In 2004, Carolyn Bradfield and Bruce Ahern founded Phoenix Outdoor, www.phoenixoutdoor.com , a licensed adolescent wilderness therapy program near Asheville, North Carolina. 

After working with several hundred families whose adolescents attended Phoenix Outdoor, it became clear that there was a need for a short-term residential program to provide additional support, treatment, and education for students who were not yet ready to go home, but were not candidates for longer-term boarding school or residential programs.

It was also clear that adolescents attending short-term drug and alcohol treatment or coming out of longer programs were also in need of support and guidance to successfully transition back to their homes, schools, and families. 

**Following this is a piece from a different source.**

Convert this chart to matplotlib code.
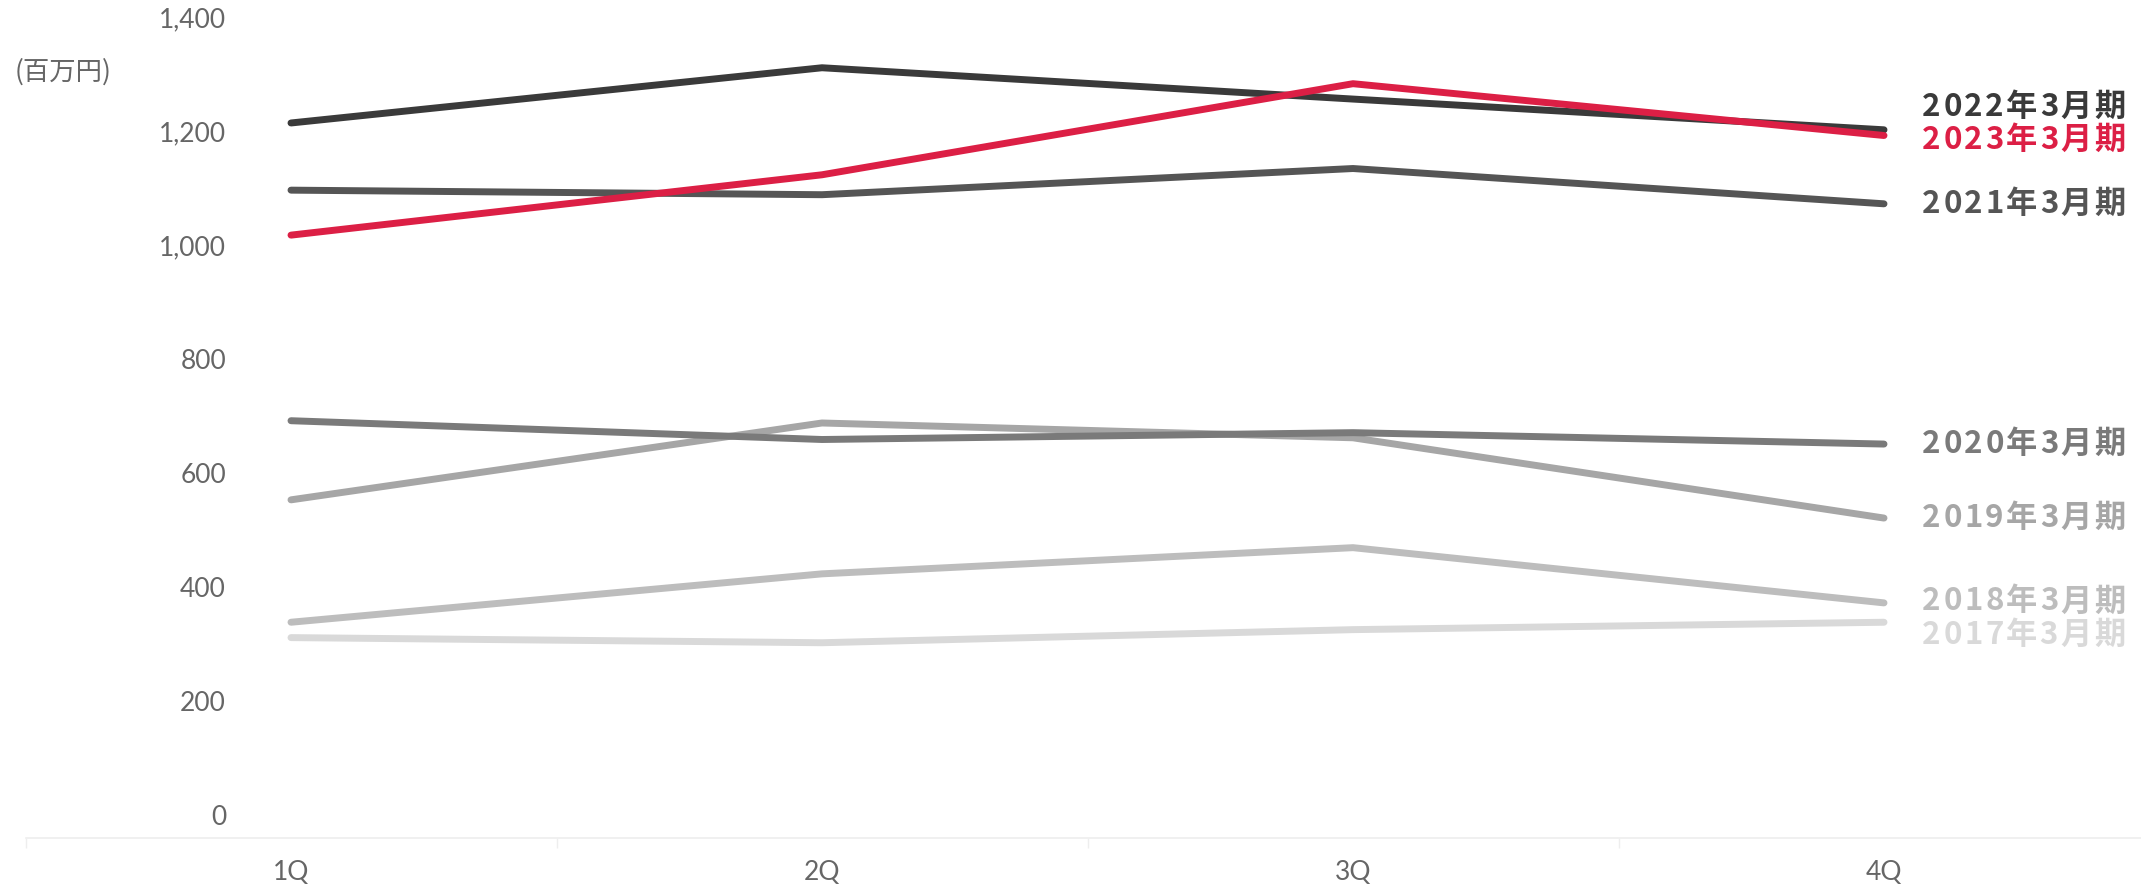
import matplotlib
matplotlib.use("Agg")
import matplotlib.pyplot as plt
from matplotlib.font_manager import FontProperties

# quarterly figures (百万円), one list per fiscal year
quarters = ["1Q", "2Q", "3Q", "4Q"]
fy2017 = [352, 343, 366, 379]
fy2018 = [379, 464, 510, 413]
fy2019 = [594, 729, 703, 562]
fy2020 = [733, 700, 712, 692]
fy2021 = [1138, 1130, 1176, 1114]
fy2022 = [1256, 1353, 1298, 1244]
fy2023 = [1059, 1165, 1325, 1234]

names = ["2017年3月期", "2018年3月期", "2019年3月期", "2020年3月期",
         "2021年3月期", "2022年3月期", "2023年3月期"]
series = [fy2017, fy2018, fy2019, fy2020, fy2021, fy2022, fy2023]
colors = ["#d9d9d9", "#bdbdbd", "#a6a6a6", "#7a7a7a",
          "#555555", "#3a3a3a", "#dc1f45"]
# vertical nudge (points) of the end labels so they don't collide
nudge = [-9, 1, 0, 0, 0, 16.5, -3.5]

yticks = [0, 200, 400, 600, 800, 1000, 1200, 1400]
ytick_labels = ["0", "200", "400", "600", "800", "1,000", "1,200", "1,400"]

plt.rcParams["font.family"] = ["Noto Sans CJK JP", "DejaVu Sans"]

W, H = 2141, 886
fig = plt.figure(figsize=(W / 100, H / 100), dpi=100)
ax = fig.add_axes([25.5 / W, 48 / H, 2124 / W, 797 / H])
renderer = fig.canvas.get_renderer()

label_font = FontProperties(family=["Noto Sans CJK JP", "DejaVu Sans"],
                            size=22.5, weight="bold")
tracking = 1.8  # extra points between letters


def spaced_label(text, xy, dx, dy, color):
    # draw letter by letter to get a little letter spacing
    for i, ch in enumerate(text):
        w = 0.0
        if i:
            w, _, _ = renderer.get_text_width_height_descent(
                text[:i], label_font, ismath=False)
        off = dx + w * 72 / fig.dpi + i * tracking
        ax.annotate(ch, xy=xy, xytext=(off, dy), textcoords="offset points",
                    ha="left", va="center", color=color,
                    fontproperties=label_font)


x = list(range(len(quarters)))
for vals, name, c, dy in zip(series, names, colors, nudge):
    ax.plot(x, vals, color=c, lw=5, solid_capstyle="round",
            solid_joinstyle="round")
    spaced_label(name, (x[-1], vals[-1]), 27.5, dy, c)

ax.set_xlim(-0.5, 3.5)
ax.set_ylim(0, 1400)

# x axis: category labels, small ticks between categories
ax.set_xticks(x)
ax.set_xticklabels(quarters, fontsize=19, color="#666666",
                   family=["Lato", "DejaVu Sans"])
ax.set_xticks([-0.5, 0.5, 1.5, 2.5, 3.5], minor=True)
ax.tick_params(axis="x", which="major", length=0, pad=16)
ax.tick_params(axis="x", which="minor", length=7, color="#eeeeee", width=1)

# y axis labels drawn a bit above their level
ax.set_yticks([])
for v, lab in zip(yticks, ytick_labels):
    ax.annotate(lab, xy=(0.0944, v), xycoords=ax.get_yaxis_transform(),
                xytext=(0, 15), textcoords="offset points",
                ha="right", va="center", fontsize=19, color="#666666",
                family=["Lato", "DejaVu Sans"])

for s in ["top", "right", "left"]:
    ax.spines[s].set_visible(False)
ax.spines["bottom"].set_color("#eeeeee")
ax.spines["bottom"].set_linewidth(1.2)

fig.text(15 / W, 1 - 72 / H, "(百万円)", ha="left", va="center",
         fontsize=19, color="#666666")

fig.savefig("out.png", dpi=100, facecolor="white")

When Carolyn’s daughter left wilderness therapy, there were no short-term programs available that provided the range of services her daughter needed.  After a year and a half in a long-term boarding school, her daughter’s transition from boarding school to college met with disastrous results. 

The opportunity to create Asheville House arose when the Flynn Homes, a recovery community for homeless men, sold their property and elected to move to other locations.  The property has two Victorian homes and two carriage houses that sit overlook Cumberland Avenue in the historic Montford District of Asheville. The hilltop lot is surrounded by century-old cedar trees providing shade and serenity.

Renovation began in September 2006 preparing the four structures on the property for a March 2007 opening.